### REQUEST
In the listing that follows, retype every line from the first through the one containing "minimum height=140.25pt] (cpe6)". Pictures are to be left out.

### AVAILABLE DATA
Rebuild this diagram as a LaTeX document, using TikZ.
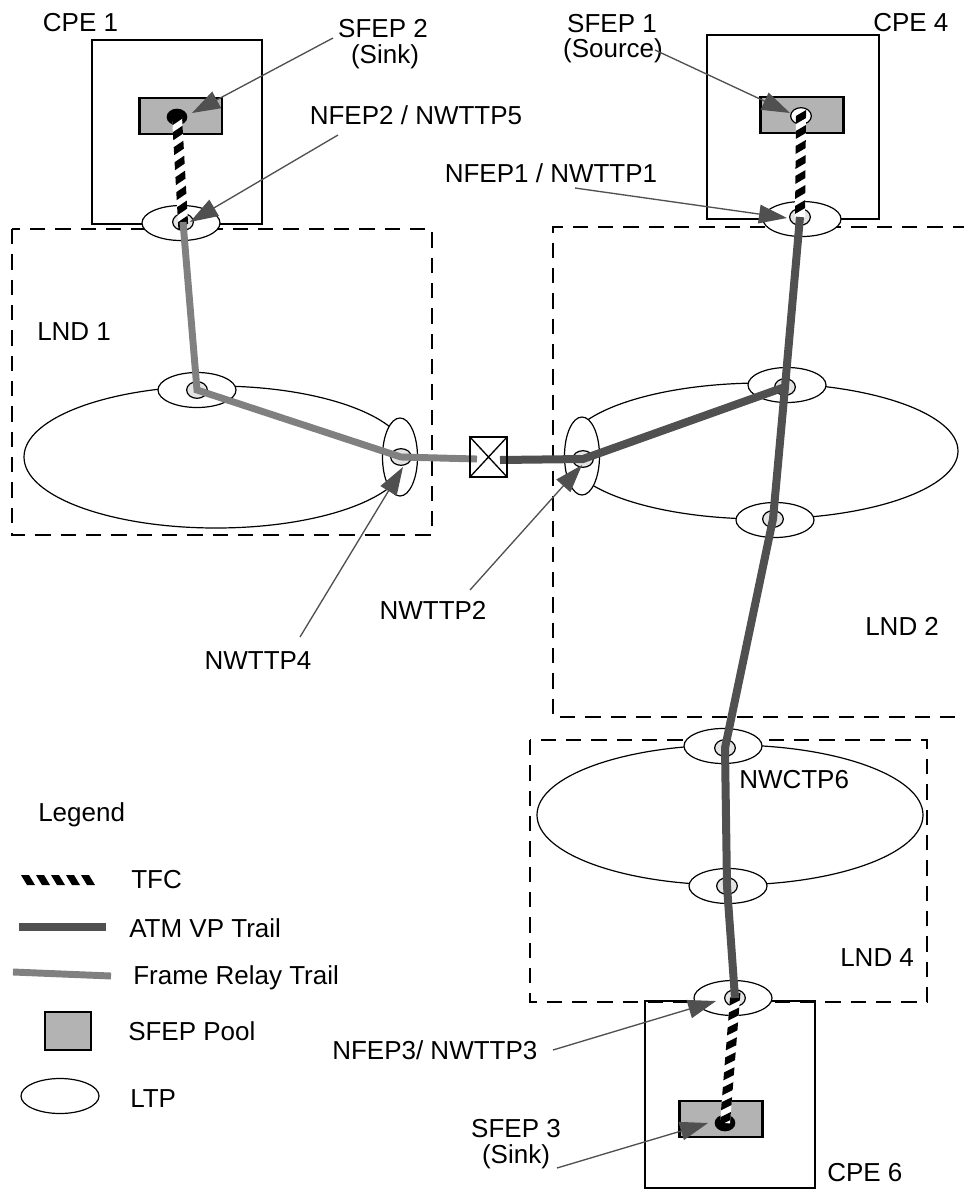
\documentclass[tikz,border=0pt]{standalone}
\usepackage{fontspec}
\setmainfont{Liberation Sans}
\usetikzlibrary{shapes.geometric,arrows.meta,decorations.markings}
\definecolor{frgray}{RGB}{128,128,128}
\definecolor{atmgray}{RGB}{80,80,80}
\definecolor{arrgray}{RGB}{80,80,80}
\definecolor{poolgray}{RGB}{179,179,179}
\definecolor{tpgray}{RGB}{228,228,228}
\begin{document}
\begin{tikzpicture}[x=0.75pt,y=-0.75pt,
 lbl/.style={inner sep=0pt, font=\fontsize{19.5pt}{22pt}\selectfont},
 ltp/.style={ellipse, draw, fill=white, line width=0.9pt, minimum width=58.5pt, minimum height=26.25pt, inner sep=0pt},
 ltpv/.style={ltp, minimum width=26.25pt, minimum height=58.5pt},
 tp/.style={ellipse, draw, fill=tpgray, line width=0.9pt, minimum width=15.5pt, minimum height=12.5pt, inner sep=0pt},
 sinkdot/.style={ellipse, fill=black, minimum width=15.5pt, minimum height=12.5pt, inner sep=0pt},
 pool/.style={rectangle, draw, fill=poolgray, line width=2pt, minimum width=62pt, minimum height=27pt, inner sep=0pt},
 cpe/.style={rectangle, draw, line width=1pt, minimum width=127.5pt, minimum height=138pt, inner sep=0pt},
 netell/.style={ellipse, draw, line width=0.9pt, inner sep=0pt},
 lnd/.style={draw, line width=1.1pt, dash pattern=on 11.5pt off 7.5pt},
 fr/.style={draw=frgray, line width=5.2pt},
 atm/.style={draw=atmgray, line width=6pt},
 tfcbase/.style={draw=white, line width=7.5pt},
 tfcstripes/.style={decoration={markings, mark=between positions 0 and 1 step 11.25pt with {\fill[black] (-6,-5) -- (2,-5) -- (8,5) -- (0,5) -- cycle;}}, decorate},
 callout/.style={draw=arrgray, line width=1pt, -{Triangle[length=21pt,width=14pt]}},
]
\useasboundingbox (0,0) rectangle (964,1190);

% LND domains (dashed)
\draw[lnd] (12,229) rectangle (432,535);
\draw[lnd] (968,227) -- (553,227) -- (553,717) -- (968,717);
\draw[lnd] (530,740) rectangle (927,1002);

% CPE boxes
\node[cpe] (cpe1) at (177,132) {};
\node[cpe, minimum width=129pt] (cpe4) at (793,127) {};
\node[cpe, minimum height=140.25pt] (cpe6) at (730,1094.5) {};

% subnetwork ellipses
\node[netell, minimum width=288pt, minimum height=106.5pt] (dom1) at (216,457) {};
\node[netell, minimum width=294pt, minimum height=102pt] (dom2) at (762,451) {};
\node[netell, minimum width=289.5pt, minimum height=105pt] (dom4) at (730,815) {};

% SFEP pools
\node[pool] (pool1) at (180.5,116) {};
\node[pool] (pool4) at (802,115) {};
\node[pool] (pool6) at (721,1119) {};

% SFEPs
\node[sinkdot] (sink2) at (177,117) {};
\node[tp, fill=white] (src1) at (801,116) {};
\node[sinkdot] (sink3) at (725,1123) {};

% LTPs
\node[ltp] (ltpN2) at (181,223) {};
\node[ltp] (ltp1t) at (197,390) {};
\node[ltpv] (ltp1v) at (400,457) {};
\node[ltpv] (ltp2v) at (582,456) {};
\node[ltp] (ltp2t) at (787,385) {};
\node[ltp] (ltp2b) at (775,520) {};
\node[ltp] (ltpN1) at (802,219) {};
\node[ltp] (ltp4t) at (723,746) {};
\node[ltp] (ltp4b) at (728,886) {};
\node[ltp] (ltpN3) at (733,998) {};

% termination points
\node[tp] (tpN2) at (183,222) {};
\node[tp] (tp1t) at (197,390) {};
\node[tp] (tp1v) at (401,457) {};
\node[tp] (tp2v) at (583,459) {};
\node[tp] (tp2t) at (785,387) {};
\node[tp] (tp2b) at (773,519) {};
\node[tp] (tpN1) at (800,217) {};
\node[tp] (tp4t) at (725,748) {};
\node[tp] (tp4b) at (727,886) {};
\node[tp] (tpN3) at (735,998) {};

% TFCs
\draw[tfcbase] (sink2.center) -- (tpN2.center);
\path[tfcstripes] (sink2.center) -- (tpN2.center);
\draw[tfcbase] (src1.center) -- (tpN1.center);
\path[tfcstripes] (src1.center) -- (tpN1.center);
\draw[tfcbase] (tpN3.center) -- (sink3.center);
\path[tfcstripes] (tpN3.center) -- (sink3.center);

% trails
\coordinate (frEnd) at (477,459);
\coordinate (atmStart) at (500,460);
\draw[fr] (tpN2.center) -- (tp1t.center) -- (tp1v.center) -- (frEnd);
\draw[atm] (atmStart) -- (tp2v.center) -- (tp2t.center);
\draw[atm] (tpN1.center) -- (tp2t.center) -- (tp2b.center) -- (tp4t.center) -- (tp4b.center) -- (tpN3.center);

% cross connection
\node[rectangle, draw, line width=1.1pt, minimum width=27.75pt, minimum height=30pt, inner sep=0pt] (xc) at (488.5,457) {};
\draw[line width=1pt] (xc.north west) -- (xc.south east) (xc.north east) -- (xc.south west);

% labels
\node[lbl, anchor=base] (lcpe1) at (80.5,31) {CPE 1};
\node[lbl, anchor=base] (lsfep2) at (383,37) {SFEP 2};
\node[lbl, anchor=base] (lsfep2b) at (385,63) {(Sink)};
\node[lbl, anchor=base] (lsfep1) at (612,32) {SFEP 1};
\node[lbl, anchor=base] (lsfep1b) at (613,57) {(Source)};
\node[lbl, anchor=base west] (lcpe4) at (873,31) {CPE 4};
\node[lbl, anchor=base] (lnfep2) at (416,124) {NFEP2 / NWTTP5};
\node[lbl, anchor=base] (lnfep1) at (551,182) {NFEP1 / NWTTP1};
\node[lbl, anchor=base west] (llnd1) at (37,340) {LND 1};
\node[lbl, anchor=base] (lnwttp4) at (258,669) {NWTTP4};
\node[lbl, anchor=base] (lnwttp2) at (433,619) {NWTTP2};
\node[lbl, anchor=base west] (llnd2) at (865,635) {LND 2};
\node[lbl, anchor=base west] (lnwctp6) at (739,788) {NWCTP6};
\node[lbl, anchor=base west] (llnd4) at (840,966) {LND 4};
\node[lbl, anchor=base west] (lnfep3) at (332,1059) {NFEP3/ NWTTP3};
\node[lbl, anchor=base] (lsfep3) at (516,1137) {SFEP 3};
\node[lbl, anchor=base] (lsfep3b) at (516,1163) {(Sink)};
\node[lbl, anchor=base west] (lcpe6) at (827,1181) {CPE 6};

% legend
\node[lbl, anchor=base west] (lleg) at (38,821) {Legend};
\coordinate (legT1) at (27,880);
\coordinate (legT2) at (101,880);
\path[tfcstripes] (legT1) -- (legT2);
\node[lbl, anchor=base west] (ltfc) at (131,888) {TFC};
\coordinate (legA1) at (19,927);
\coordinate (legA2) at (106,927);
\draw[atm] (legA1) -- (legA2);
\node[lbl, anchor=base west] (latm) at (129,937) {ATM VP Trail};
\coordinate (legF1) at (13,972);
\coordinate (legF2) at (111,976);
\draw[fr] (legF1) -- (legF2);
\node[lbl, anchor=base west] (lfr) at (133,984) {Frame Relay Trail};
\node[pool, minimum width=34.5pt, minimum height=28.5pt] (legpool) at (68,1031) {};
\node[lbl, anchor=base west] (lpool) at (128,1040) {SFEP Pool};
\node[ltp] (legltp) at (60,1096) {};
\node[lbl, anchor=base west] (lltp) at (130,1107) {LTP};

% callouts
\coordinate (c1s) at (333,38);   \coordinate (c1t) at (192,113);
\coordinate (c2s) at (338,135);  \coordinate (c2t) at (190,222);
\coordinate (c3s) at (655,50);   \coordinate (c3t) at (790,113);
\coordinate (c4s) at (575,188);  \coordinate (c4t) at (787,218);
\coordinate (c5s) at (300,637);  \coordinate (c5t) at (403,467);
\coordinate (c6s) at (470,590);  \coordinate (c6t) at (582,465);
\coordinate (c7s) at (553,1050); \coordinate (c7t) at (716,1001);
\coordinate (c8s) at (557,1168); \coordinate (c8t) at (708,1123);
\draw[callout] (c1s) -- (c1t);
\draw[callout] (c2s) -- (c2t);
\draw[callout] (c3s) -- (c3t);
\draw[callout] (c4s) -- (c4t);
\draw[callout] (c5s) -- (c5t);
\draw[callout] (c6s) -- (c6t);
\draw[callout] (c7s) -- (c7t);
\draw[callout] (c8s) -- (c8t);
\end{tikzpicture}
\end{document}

### RESULT
Rebuild this diagram as a LaTeX document, using TikZ.
\documentclass[tikz,border=0pt]{standalone}
\usepackage{fontspec}
\setmainfont{Liberation Sans}
\usetikzlibrary{shapes.geometric,arrows.meta,decorations.markings}
\definecolor{frgray}{RGB}{128,128,128}
\definecolor{atmgray}{RGB}{80,80,80}
\definecolor{arrgray}{RGB}{80,80,80}
\definecolor{poolgray}{RGB}{179,179,179}
\definecolor{tpgray}{RGB}{228,228,228}
\begin{document}
\begin{tikzpicture}[x=0.75pt,y=-0.75pt,
 lbl/.style={inner sep=0pt, font=\fontsize{19.5pt}{22pt}\selectfont},
 ltp/.style={ellipse, draw, fill=white, line width=0.9pt, minimum width=58.5pt, minimum height=26.25pt, inner sep=0pt},
 ltpv/.style={ltp, minimum width=26.25pt, minimum height=58.5pt},
 tp/.style={ellipse, draw, fill=tpgray, line width=0.9pt, minimum width=15.5pt, minimum height=12.5pt, inner sep=0pt},
 sinkdot/.style={ellipse, fill=black, minimum width=15.5pt, minimum height=12.5pt, inner sep=0pt},
 pool/.style={rectangle, draw, fill=poolgray, line width=2pt, minimum width=62pt, minimum height=27pt, inner sep=0pt},
 cpe/.style={rectangle, draw, line width=1pt, minimum width=127.5pt, minimum height=138pt, inner sep=0pt},
 netell/.style={ellipse, draw, line width=0.9pt, inner sep=0pt},
 lnd/.style={draw, line width=1.1pt, dash pattern=on 11.5pt off 7.5pt},
 fr/.style={draw=frgray, line width=5.2pt},
 atm/.style={draw=atmgray, line width=6pt},
 tfcbase/.style={draw=white, line width=7.5pt},
 tfcstripes/.style={decoration={markings, mark=between positions 0 and 1 step 11.25pt with {\fill[black] (-6,-5) -- (2,-5) -- (8,5) -- (0,5) -- cycle;}}, decorate},
 callout/.style={draw=arrgray, line width=1pt, -{Triangle[length=21pt,width=14pt]}},
]
\useasboundingbox (0,0) rectangle (964,1190);

% LND domains (dashed)
\draw[lnd] (12,229) rectangle (432,535);
\draw[lnd] (968,227) -- (553,227) -- (553,717) -- (968,717);
\draw[lnd] (530,740) rectangle (927,1002);

% CPE boxes
\node[cpe] (cpe1) at (177,132) {};
\node[cpe, minimum width=129pt] (cpe4) at (793,127) {};
\node[cpe, minimum height=140.25pt] (cpe6) at (730,1094.5) {};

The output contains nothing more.